A voz de Molenbeek, foco de radicalismo na Europa
O desemprego, não o terrorismo, é o que mais preocupa o bairro dos assassinos de Paris e Bruxelas
Amr Ahmed Abdo é um jovem egípcio que aportou em Bruxelas para concluir seus estudos de relações internacionais e acabou procurando respostas para um dos principais enigmas belgas: como o distrito de Molenbeek, a poucos minutos do coração da capital europeia, transformou-se em foco de radicalismo. Após dois meses de imersão no bairro onde cresceram alguns dos principais envolvidos nos atentados terroristas de Paris e Bruxelas, Abdo conclui: “Molenbeek possui uma comunidade muito diversa em idiomas, gerações, origens... Mas sua principal preocupação é a falta de emprego.”
A forte conexão entre os atentados de 13 de novembro de 2015 em Paris e os de Bruxelas, quatro meses depois, levou as autoridades locais a tentar encontrar respostas entre os únicos que poderiam fornecê-las: os moradores de Molenbeek. O European Institute of Peace, um centro de estudos independente fundado por oito países europeus, foi incumbido de realizar um amplo trabalho de campo no distrito. As entrevistas começaram em maio, já depois dos ataques em Bruxelas, que consagraram Molenbeek como ninho de jihadistas. Mas além dessa realidade, o estudo ressalta outra: a localidade é a segunda mais pobre da Bélgica.
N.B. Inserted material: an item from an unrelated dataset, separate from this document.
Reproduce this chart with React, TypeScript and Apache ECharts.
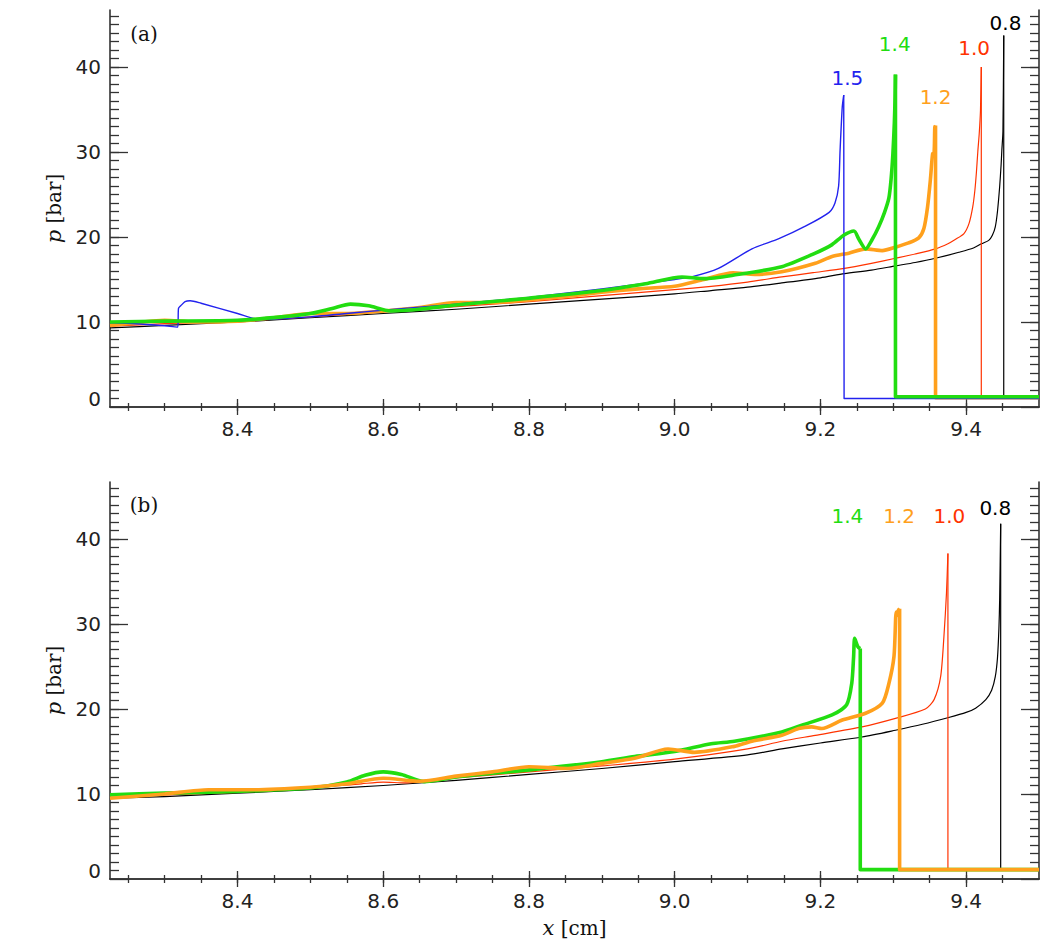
import React, { useEffect, useRef } from "react";
import * as echarts from "echarts";

// Axis ranges and tick positions
const X_MIN = 8.225;
const X_MAX = 9.5;
const P_MIN = 0;
const P_MAX = 46.7;
const xMajorTicks = [8.4, 8.6, 8.8, 9.0, 9.2, 9.4];
const xMinorTicks = Array.from({ length: 25 }, (_, i) => +(8.25 + i * 0.05).toFixed(2));
const pMajorTicks = [0, 10, 20, 30, 40];
const pMinorTicks = Array.from({ length: 46 }, (_, i) => i + 1);

// Panel (a): pressure profiles [x (cm), p (bar)]
const a08: number[][] = [
  [8.225, 9.3], [8.3, 9.6], [8.4, 10.0], [8.5, 10.5], [8.6, 11.0], [8.7, 11.5], [8.8, 12.1],
  [8.9, 12.7], [9.0, 13.3], [9.05, 13.7], [9.1, 14.1], [9.147, 14.6], [9.2, 15.2], [9.233, 15.7],
  [9.27, 16.1], [9.303, 16.6], [9.33, 17.0], [9.358, 17.5], [9.39, 18.2], [9.41, 18.7],
  [9.421, 19.2], [9.431, 19.6], [9.436, 20.2], [9.44, 21.2], [9.443, 23.0], [9.446, 25.9],
  [9.448, 28.5], [9.449, 30.2], [9.4505, 32.4], [9.4516, 43.7], [9.4516, 1.1], [9.5, 1.1],
];
const a10: number[][] = [
  [8.225, 9.5], [8.3, 9.8], [8.4, 10.1], [8.5, 10.6], [8.6, 11.2], [8.7, 11.8], [8.8, 12.4],
  [8.9, 13.1], [9.0, 13.8], [9.05, 14.2], [9.1, 14.7], [9.147, 15.3], [9.19, 15.8], [9.233, 16.3],
  [9.27, 16.9], [9.303, 17.5], [9.33, 18.0], [9.358, 18.6], [9.375, 19.2], [9.385, 19.7],
  [9.397, 20.4], [9.404, 21.6], [9.409, 23.5], [9.412, 25.5], [9.414, 27.5], [9.416, 30.0],
  [9.418, 32.2], [9.4197, 34.9], [9.4208, 40.0], [9.4208, 1.1], [9.5, 1.1],
];
const a12: number[][] = [
  [8.225, 9.6], [8.26, 9.9], [8.3, 10.2], [8.34, 10.0], [8.4, 10.1], [8.45, 10.5], [8.5, 11.0],
  [8.55, 11.0], [8.6, 11.3], [8.65, 11.7], [8.7, 12.3], [8.75, 12.3], [8.8, 12.6], [8.85, 13.0],
  [8.9, 13.5], [8.95, 13.9], [9.0, 14.2], [9.04, 15.0], [9.08, 15.8], [9.11, 15.6], [9.147, 15.9],
  [9.193, 16.9], [9.216, 17.7], [9.239, 18.1], [9.262, 18.6], [9.285, 18.4], [9.303, 18.8],
  [9.321, 19.3], [9.335, 19.9], [9.342, 21.0], [9.347, 23.5], [9.351, 26.8], [9.354, 29.8],
  [9.356, 29.9], [9.357, 32.9], [9.358, 33.1], [9.358, 1.1], [9.5, 1.1],
];
const a14: number[][] = [
  [8.225, 10.0], [8.3, 10.1], [8.4, 10.2], [8.46, 10.6], [8.5, 11.0], [8.53, 11.6], [8.555, 12.1],
  [8.58, 11.9], [8.61, 11.3], [8.65, 11.5], [8.7, 12.0], [8.8, 12.8], [8.9, 13.7], [8.96, 14.5],
  [9.01, 15.3], [9.04, 15.1], [9.08, 15.5], [9.147, 16.5], [9.193, 18.1], [9.216, 19.1],
  [9.232, 20.2], [9.246, 20.7], [9.253, 19.7], [9.262, 18.6], [9.271, 19.7], [9.28, 21.2],
  [9.288, 22.9], [9.294, 24.6], [9.297, 26.8], [9.2995, 29.8], [9.3015, 33.5], [9.3025, 36.5],
  [9.303, 39.1], [9.303, 1.2], [9.5, 1.2],
];
const a15: number[][] = [
  [8.225, 9.9], [8.26, 9.8], [8.3, 9.55], [8.318, 9.4], [8.319, 11.6], [8.322, 11.9], [8.328, 12.4],
  [8.335, 12.5], [8.35, 12.2], [8.4, 11.0], [8.431, 10.3], [8.5, 10.6], [8.6, 11.4], [8.7, 12.1],
  [8.762, 12.6], [8.8, 12.9], [8.9, 13.9], [9.0, 15.0], [9.023, 15.3], [9.06, 16.3], [9.106, 18.6],
  [9.143, 19.8], [9.18, 21.3], [9.212, 22.9], [9.22, 24.0], [9.225, 26.0], [9.227, 30.2],
  [9.23, 35.3], [9.232, 36.7], [9.2325, 1.0], [9.5, 1.0],
];

// Panel (b): pressure profiles [x (cm), p (bar)]
const b08: number[][] = [
  [8.225, 9.5], [8.3, 9.7], [8.4, 10.1], [8.5, 10.5], [8.6, 11.0], [8.7, 11.6], [8.8, 12.3],
  [8.9, 13.0], [9.0, 13.8], [9.1, 14.6], [9.147, 15.3], [9.2, 16.0], [9.257, 16.7], [9.303, 17.5],
  [9.34, 18.2], [9.376, 19.0], [9.4, 19.6], [9.413, 20.1], [9.427, 21.1], [9.435, 22.2],
  [9.44, 23.8], [9.443, 26.0], [9.445, 29.5], [9.446, 32.8], [9.4474, 41.8], [9.4474, 1.1], [9.5, 1.1],
];
const b10: number[][] = [
  [8.225, 9.6], [8.3, 9.9], [8.4, 10.2], [8.5, 10.7], [8.57, 11.2], [8.6, 11.4], [8.63, 11.3],
  [8.7, 11.9], [8.8, 12.6], [8.9, 13.3], [9.0, 14.1], [9.1, 15.3], [9.147, 16.2], [9.193, 16.9],
  [9.257, 17.9], [9.303, 18.9], [9.344, 20.0], [9.356, 21.1], [9.365, 23.8], [9.3695, 28.5],
  [9.373, 33.6], [9.375, 38.3], [9.375, 1.1], [9.5, 1.1],
];
const b12: number[][] = [
  [8.225, 9.5], [8.3, 10.0], [8.36, 10.5], [8.42, 10.5], [8.5, 10.8], [8.55, 11.2], [8.6, 11.85],
  [8.65, 11.5], [8.7, 12.1], [8.75, 12.6], [8.8, 13.2], [8.853, 13.0], [8.9, 13.6], [8.945, 14.2],
  [8.991, 15.3], [9.027, 14.9], [9.082, 15.6], [9.106, 16.2], [9.147, 16.9], [9.17, 17.7],
  [9.188, 17.9], [9.202, 17.7], [9.23, 18.7], [9.262, 19.5], [9.285, 20.7], [9.294, 23.0],
  [9.301, 26.2], [9.304, 31.4], [9.3055, 31.0], [9.307, 31.6], [9.3087, 31.8], [9.3087, 1.1], [9.5, 1.1],
];
const b14: number[][] = [
  [8.225, 9.9], [8.3, 10.1], [8.4, 10.3], [8.5, 10.7], [8.55, 11.4], [8.575, 12.2], [8.6, 12.6],
  [8.625, 12.3], [8.656, 11.45], [8.7, 12.0], [8.807, 12.9], [8.9, 13.8], [8.945, 14.4], [9.0, 15.0],
  [9.05, 15.9], [9.082, 16.2], [9.147, 17.3], [9.1745, 18.1], [9.216, 19.3], [9.236, 20.5],
  [9.243, 23.0], [9.2456, 26.2], [9.247, 28.3], [9.2515, 27.3], [9.2547, 27.1], [9.2547, 1.1], [9.5, 1.1],
];

// Curve tags: [text, x, p]
const tagsA: [string, number, number][] = [
  ["0.8", 9.454, 45.2], ["1.0", 9.411, 42.2], ["1.2", 9.358, 36.5], ["1.4", 9.302, 42.7], ["1.5", 9.237, 38.7],
];
const tagsB: [string, number, number][] = [
  ["0.8", 9.44, 43.7], ["1.0", 9.377, 42.7], ["1.2", 9.308, 42.7], ["1.4", 9.237, 42.7],
];

const BLACK = "#000000";
const RED = "#ff3300";
const ORANGE = "#ffa01c";
const GREEN = "#22dd11";
const BLUE = "#2222ee";
const AXIS = "#333333";
const SANS = '"DejaVu Sans", sans-serif';
const SERIF = '"DejaVu Serif", serif';

const GRID_LEFT = 110;
const GRID_W = 929;
const GRID_H = 397;
const GRID_TOPS = [10, 482];

function xAxes(g: number, withName: boolean) {
  const common = { gridIndex: g, type: "value", min: X_MIN, max: X_MAX, splitLine: { show: false } };
  const tickStyle = { color: AXIS, width: 1.3 };
  return [
    {
      ...common,
      position: "bottom",
      axisLine: { show: true, lineStyle: { color: AXIS, width: 1.6 } },
      axisTick: { show: true, inside: true, length: 8, customValues: xMajorTicks, lineStyle: tickStyle },
      axisLabel: {
        show: true, customValues: xMajorTicks, margin: 12,
        formatter: (v: number) => v.toFixed(1),
        fontFamily: SANS, fontSize: 20, color: "#222",
      },
      name: withName ? "{i|x} [cm]" : "",
      nameLocation: "middle",
      nameGap: 38,
      nameTextStyle: {
        fontFamily: SERIF, fontSize: 20, color: "#111",
        rich: { i: { fontFamily: SERIF, fontStyle: "italic", fontSize: 21, color: "#111" } },
      },
    },
    {
      ...common,
      position: "bottom",
      axisLine: { show: false },
      axisTick: { show: true, inside: true, length: 4, customValues: xMinorTicks, lineStyle: tickStyle },
      axisLabel: { show: false },
    },
    {
      ...common,
      position: "top",
      axisLine: { show: true, lineStyle: { color: AXIS, width: 1.6 } },
      axisTick: { show: true, inside: true, length: 8, customValues: xMajorTicks, lineStyle: tickStyle },
      axisLabel: { show: false },
    },
    {
      ...common,
      position: "top",
      axisLine: { show: false },
      axisTick: { show: true, inside: true, length: 4, customValues: xMinorTicks, lineStyle: tickStyle },
      axisLabel: { show: false },
    },
  ];
}

function yAxes(g: number) {
  const common = { gridIndex: g, type: "value", min: P_MIN, max: P_MAX, splitLine: { show: false } };
  const tickStyle = { color: AXIS, width: 1.3 };
  return [
    {
      ...common,
      position: "left",
      axisLine: { show: true, lineStyle: { color: AXIS, width: 1.6 } },
      axisTick: { show: true, inside: true, length: 18, customValues: pMajorTicks, lineStyle: tickStyle },
      axisLabel: {
        show: true, customValues: pMajorTicks, margin: 9,
        formatter: (v: number) => (v === 0 ? "{z|0}" : String(v)),
        fontFamily: SANS, fontSize: 20, color: "#222",
        rich: { z: { padding: [0, 0, 17, 0], fontFamily: SANS, fontSize: 20, color: "#222" } },
      },
      name: "{i|p} [bar]",
      nameLocation: "middle",
      nameGap: 46,
      nameRotate: 90,
      nameTextStyle: {
        fontFamily: SERIF, fontSize: 20, color: "#111",
        rich: { i: { fontFamily: SERIF, fontStyle: "italic", fontSize: 21, color: "#111" } },
      },
    },
    {
      ...common,
      position: "left",
      axisLine: { show: false },
      axisTick: { show: true, inside: true, length: 9, customValues: pMinorTicks, lineStyle: tickStyle },
      axisLabel: { show: false },
    },
    {
      ...common,
      position: "right",
      axisLine: { show: true, lineStyle: { color: AXIS, width: 1.6 } },
      axisTick: { show: true, inside: true, length: 18, customValues: pMajorTicks, lineStyle: tickStyle },
      axisLabel: { show: false },
    },
    {
      ...common,
      position: "right",
      axisLine: { show: false },
      axisTick: { show: true, inside: true, length: 9, customValues: pMinorTicks, lineStyle: tickStyle },
      axisLabel: { show: false },
    },
  ];
}

// Each profile is drawn as a smooth body (up to the spike top) plus a straight
// shock front: the drop to the unshocked level and the flat run to the edge.
function profile(g: number, data: number[][], color: string, width: number, tag?: [string, number, number]) {
  const n = data.length;
  const base = {
    type: "line",
    xAxisIndex: g * 4,
    yAxisIndex: g * 4,
    symbol: "none",
    showSymbol: false,
    silent: true,
    clip: true,
    lineStyle: { color, width, cap: "butt", join: "round" },
  };
  const body: any = { ...base, data: data.slice(0, n - 2), smooth: 0.25 };
  const front: any = { ...base, data: data.slice(n - 3), smooth: false };
  if (tag) {
    body.markPoint = {
      silent: true,
      symbol: "circle",
      symbolSize: 0,
      data: [
        {
          coord: [tag[1], tag[2]],
          label: {
            show: true, position: "inside", formatter: tag[0],
            color, fontFamily: SANS, fontSize: 20,
          },
        },
      ],
    };
  }
  return [body, front];
}

export default function App() {
  const ref = useRef<HTMLDivElement>(null);

  useEffect(() => {
    if (!ref.current) return;
    const chart = echarts.init(ref.current, null, { renderer: "svg" });
    const tagA = (t: string) => tagsA.find((d) => d[0] === t);
    const tagB = (t: string) => tagsB.find((d) => d[0] === t);

    chart.setOption({
      animation: false,
      backgroundColor: "#ffffff",
      grid: GRID_TOPS.map((top) => ({ left: GRID_LEFT, top, width: GRID_W, height: GRID_H })),
      xAxis: [...xAxes(0, false), ...xAxes(1, true)],
      yAxis: [...yAxes(0), ...yAxes(1)],
      series: [
        ...profile(0, a08, BLACK, 1.2, tagA("0.8")),
        ...profile(0, a10, RED, 1.2, tagA("1.0")),
        ...profile(0, a12, ORANGE, 3.6, tagA("1.2")),
        ...profile(0, a15, BLUE, 1.4, tagA("1.5")),
        ...profile(0, a14, GREEN, 3.6, tagA("1.4")),
        ...profile(1, b08, BLACK, 1.2, tagB("0.8")),
        ...profile(1, b10, RED, 1.2, tagB("1.0")),
        ...profile(1, b14, GREEN, 3.6, tagB("1.4")),
        ...profile(1, b12, ORANGE, 3.6, tagB("1.2")),
      ],
      graphic: [
        {
          type: "text", x: 144, y: 34,
          style: { text: "(a)", align: "center", verticalAlign: "middle", font: '20px "DejaVu Serif"', fill: "#111" },
        },
        {
          type: "text", x: 144, y: 505,
          style: { text: "(b)", align: "center", verticalAlign: "middle", font: '20px "DejaVu Serif"', fill: "#111" },
        },
      ],
    });

    return () => chart.dispose();
  }, []);

  return (
    <div
      ref={ref}
      style={{ position: "absolute", left: 0, top: 0, width: 1063, height: 944, background: "#fff" }}
    />
  );
}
O resultado dos esforços de Abdo e outros sete pesquisadores é Vozes de Molenbeek, um estudo – ainda não publicado, mas apresentado nesta terça-feira em Bruxelas – que se baseia em 406 entrevistas com moradores de diferentes entornos. Suas respostas revelam que esse território, de quase 97.000 habitantes, não define sua realidade com palavras-chave que o restante do mundo lhe atribui. O terrorismo só é um problema central para 4% dos entrevistados, enquanto o desemprego e a educação ocupam os primeiros lugares.
“Muitas vezes, escutamos dizer que o islã não tem nada a ver com isso. Mas tem a ver, sim. É um dos motores, embora a força principal da radicalização seja a falta de oportunidades”, afirma Martin Griffiths, diretor do instituto europeu. Os pesquisadores dizem que apenas um entrevistado justificou o terrorismo, embora também seja certo que uma de cada cinco pessoas selecionadas para participar do estudo rejeitou o convite.
Paradoxalmente, as famílias de Molenbeek (até 80% dos habitantes das zonas mais carentes são de origem estrangeira, principalmente marroquina) citam a falta – não o excesso – de convicções religiosas como um dos elementos que tornam tais jovens propensos ao radicalismo.
Os que orientam suas vidas para o terrorismo, argumentam, não conhecem nada sobre o islã e muitas vezes tentam apenas redimir um passado de criminalidade. Sem entrar na questão de se é a carência ou o excesso de religião que potencializa o terror, Françoise Schepmans, prefeita de Molenbeek, admite: “Na Bélgica, temos um islã muito conservador. É preciso que o culto muçulmano assuma sua responsabilidade, que fomente um islã aberto, responsável.” Afetada pelo fenômeno dos atentados, essa política liberal tenta abordar um elemento – o choque cultural – ignorado durante muitos anos pelo poder público. Schepmans inclusive reconhece uma certa “cumplicidade” por parte da população, que permitiu que o principal terrorista de Paris, Salah Abdeslam, se refugiasse na casa da família, em pleno centro de Molenbeek, durante quatro meses.
Diante das enormes necessidades do distrito, a Bélgica tenta melhorar os ânimos com um caso de sucesso. É a história de Malinas, uma pequena localidade próxima de Bruxelas com uma grande presença de muçulmanos entre a população e de onde, porém, não partiu nenhum jovem para lutar na Síria ou no Iraque. Seu prefeito, Bart Somers, insiste na prevenção e deplora iniciativas que estigmatizam os muçulmanos, como o veto ao burkini. “É paradoxal que existam pessoas dizendo defender nossas liberdades limitando-as”, afirma. “Esse tipo de ação surge quando começamos a duvidar de nosso próprio sistema.”